=== Dataset excerpt ===

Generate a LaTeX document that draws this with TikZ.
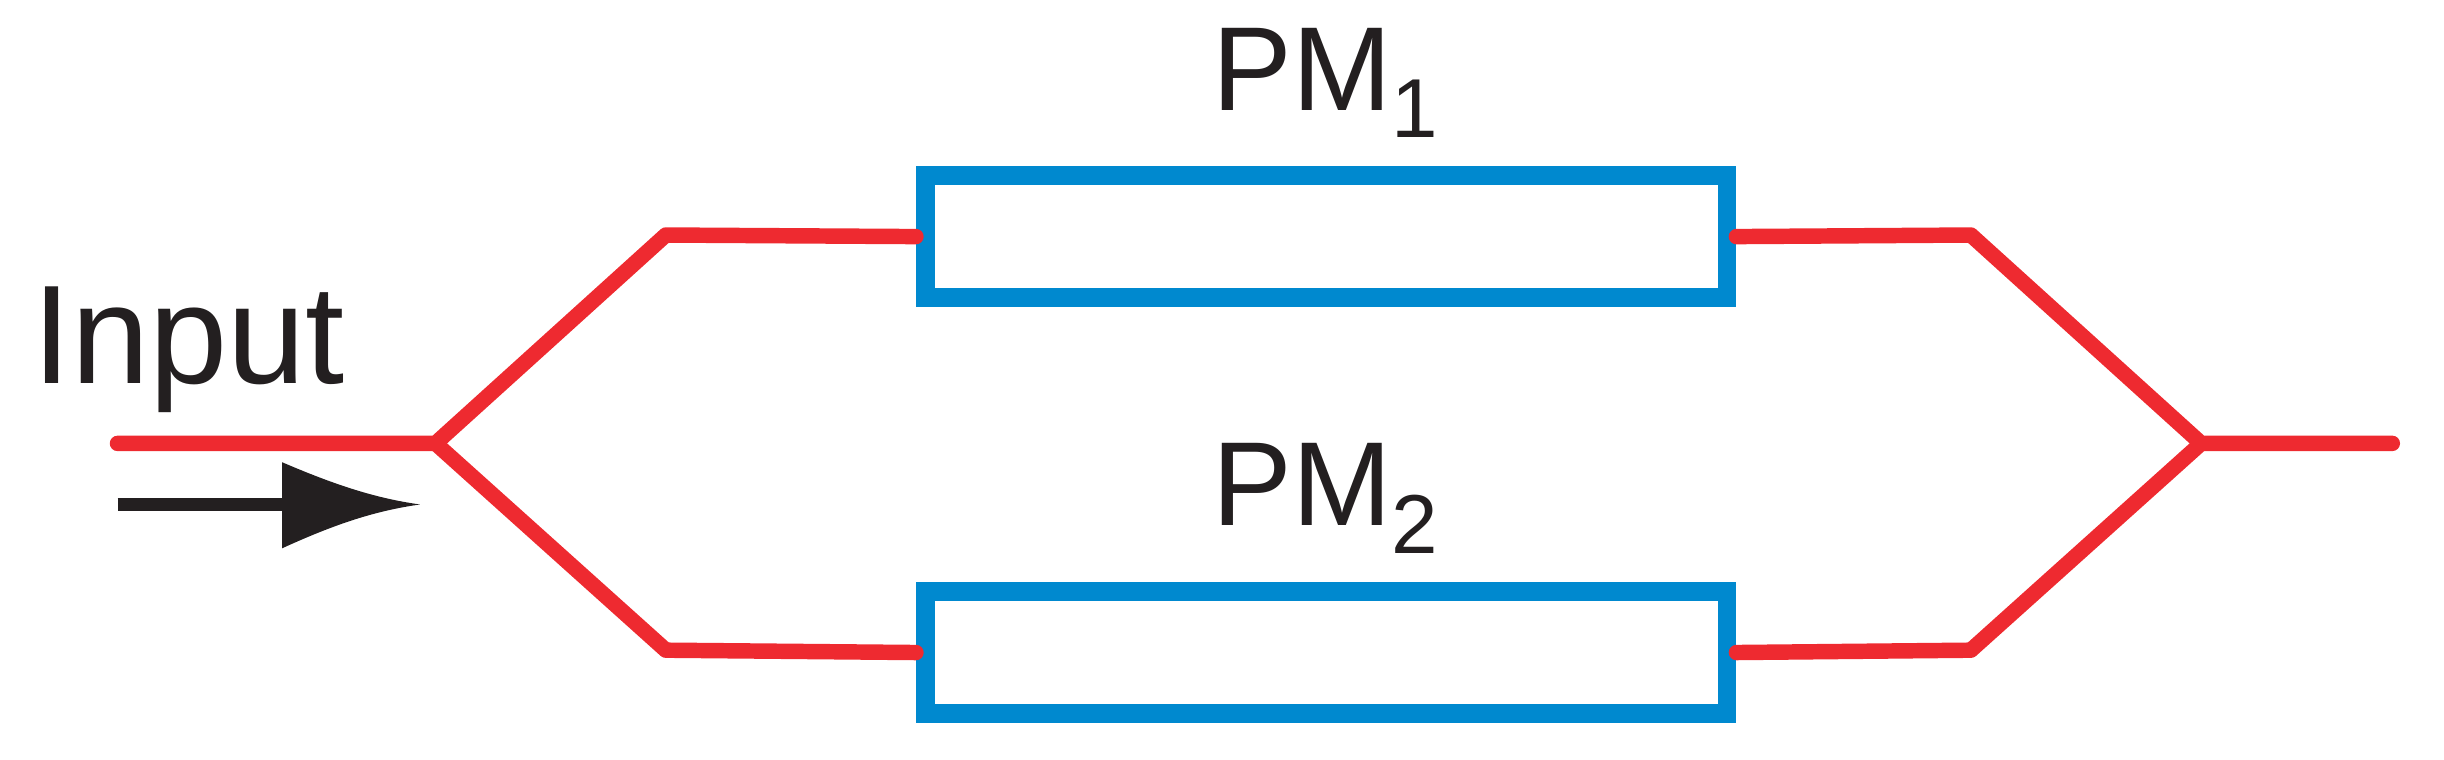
\documentclass[tikz,border=0pt]{standalone}
\usepackage{fontspec}
\setmainfont{Liberation Sans}
\usetikzlibrary{positioning}
\definecolor{fibre}{HTML}{EE2A30}
\definecolor{modul}{HTML}{0089CF}
\definecolor{ink}{HTML}{231F20}
\tikzstyle{guide}	=[draw=fibre, line width=4.4pt, line cap=round, line join=round]
\tikzstyle{pm}		=[rectangle, draw=modul, line width=5.3pt, minimum width=8.02cm, minimum height=1.22cm, inner sep=0pt]
\tikzstyle{lbl}		=[text=ink, font=\fontsize{34}{36}\selectfont, inner sep=0pt]
\begin{document}
\begin{tikzpicture}[x=0.015667cm, y=-0.015667cm]
	\useasboundingbox (0,0) rectangle (1560,485);

	% phase modulators
	\node (PMa)	[pm]	at (846.5,151)	{};
	\node (PMb)	[pm]	at (846.5,416.5)	{};
	\node (La)	[lbl, above=0.28cm of PMa]	{PM\textsubscript{1}};
	\node (Lb)	[lbl, above=0.28cm of PMb]	{PM\textsubscript{2}};

	% splitter and combiner points
	\coordinate (In)	at (75,283);
	\coordinate (Split)	at (278,283);
	\coordinate (UpL)	at (425,150);
	\coordinate (DnL)	at (425,415);
	\coordinate (UpR)	at (1258,150);
	\coordinate (DnR)	at (1258,415);
	\coordinate (Join)	at (1405,283);
	\coordinate (Out)	at (1527,283);

	\draw[guide] (In) -- (Split) -- (UpL) -- (PMa.west);
	\draw[guide] (Split) -- (DnL) -- (PMb.west);
	\draw[guide] (PMa.east) -- (UpR) -- (Join) -- (Out);
	\draw[guide] (PMb.east) -- (DnR) -- (Join);

	% input label and arrow
	\node (Input)	[lbl, font=\fontsize{40}{42}\selectfont, anchor=base west]	at (20,245)	{Input};
	\coordinate (ArrS)	at (75,322);
	\coordinate (ArrT)	at (268,322);
	\draw[ink, line width=3.6pt] (ArrS) -- (185,322);
	\fill[ink] (180,295) .. controls (215,310) and (240,318) .. (ArrT)
		.. controls (240,326) and (215,334) .. (180,350) -- cycle;
\end{tikzpicture}
\end{document}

=== Task to complete ===
Exclude the images and reproduce the remaining data exactly.

=== Response ===
Generate a LaTeX document that draws this with TikZ.
\documentclass[tikz,border=0pt]{standalone}
\usepackage{fontspec}
\setmainfont{Liberation Sans}
\usetikzlibrary{positioning}
\definecolor{fibre}{HTML}{EE2A30}
\definecolor{modul}{HTML}{0089CF}
\definecolor{ink}{HTML}{231F20}
\tikzstyle{guide}	=[draw=fibre, line width=4.4pt, line cap=round, line join=round]
\tikzstyle{pm}		=[rectangle, draw=modul, line width=5.3pt, minimum width=8.02cm, minimum height=1.22cm, inner sep=0pt]
\tikzstyle{lbl}		=[text=ink, font=\fontsize{34}{36}\selectfont, inner sep=0pt]
\begin{document}
\begin{tikzpicture}[x=0.015667cm, y=-0.015667cm]
	\useasboundingbox (0,0) rectangle (1560,485);

	% phase modulators
	\node (PMa)	[pm]	at (846.5,151)	{};
	\node (PMb)	[pm]	at (846.5,416.5)	{};
	\node (La)	[lbl, above=0.28cm of PMa]	{PM\textsubscript{1}};
	\node (Lb)	[lbl, above=0.28cm of PMb]	{PM\textsubscript{2}};

	% splitter and combiner points
	\coordinate (In)	at (75,283);
	\coordinate (Split)	at (278,283);
	\coordinate (UpL)	at (425,150);
	\coordinate (DnL)	at (425,415);
	\coordinate (UpR)	at (1258,150);
	\coordinate (DnR)	at (1258,415);
	\coordinate (Join)	at (1405,283);
	\coordinate (Out)	at (1527,283);

	\draw[guide] (In) -- (Split) -- (UpL) -- (PMa.west);
	\draw[guide] (Split) -- (DnL) -- (PMb.west);
	\draw[guide] (PMa.east) -- (UpR) -- (Join) -- (Out);
	\draw[guide] (PMb.east) -- (DnR) -- (Join);

	% input label and arrow
	\node (Input)	[lbl, font=\fontsize{40}{42}\selectfont, anchor=base west]	at (20,245)	{Input};
	\coordinate (ArrS)	at (75,322);
	\coordinate (ArrT)	at (268,322);
	\draw[ink, line width=3.6pt] (ArrS) -- (185,322);
	\fill[ink] (180,295) .. controls (215,310) and (240,318) .. (ArrT)
		.. controls (240,326) and (215,334) .. (180,350) -- cycle;
\end{tikzpicture}
\end{document}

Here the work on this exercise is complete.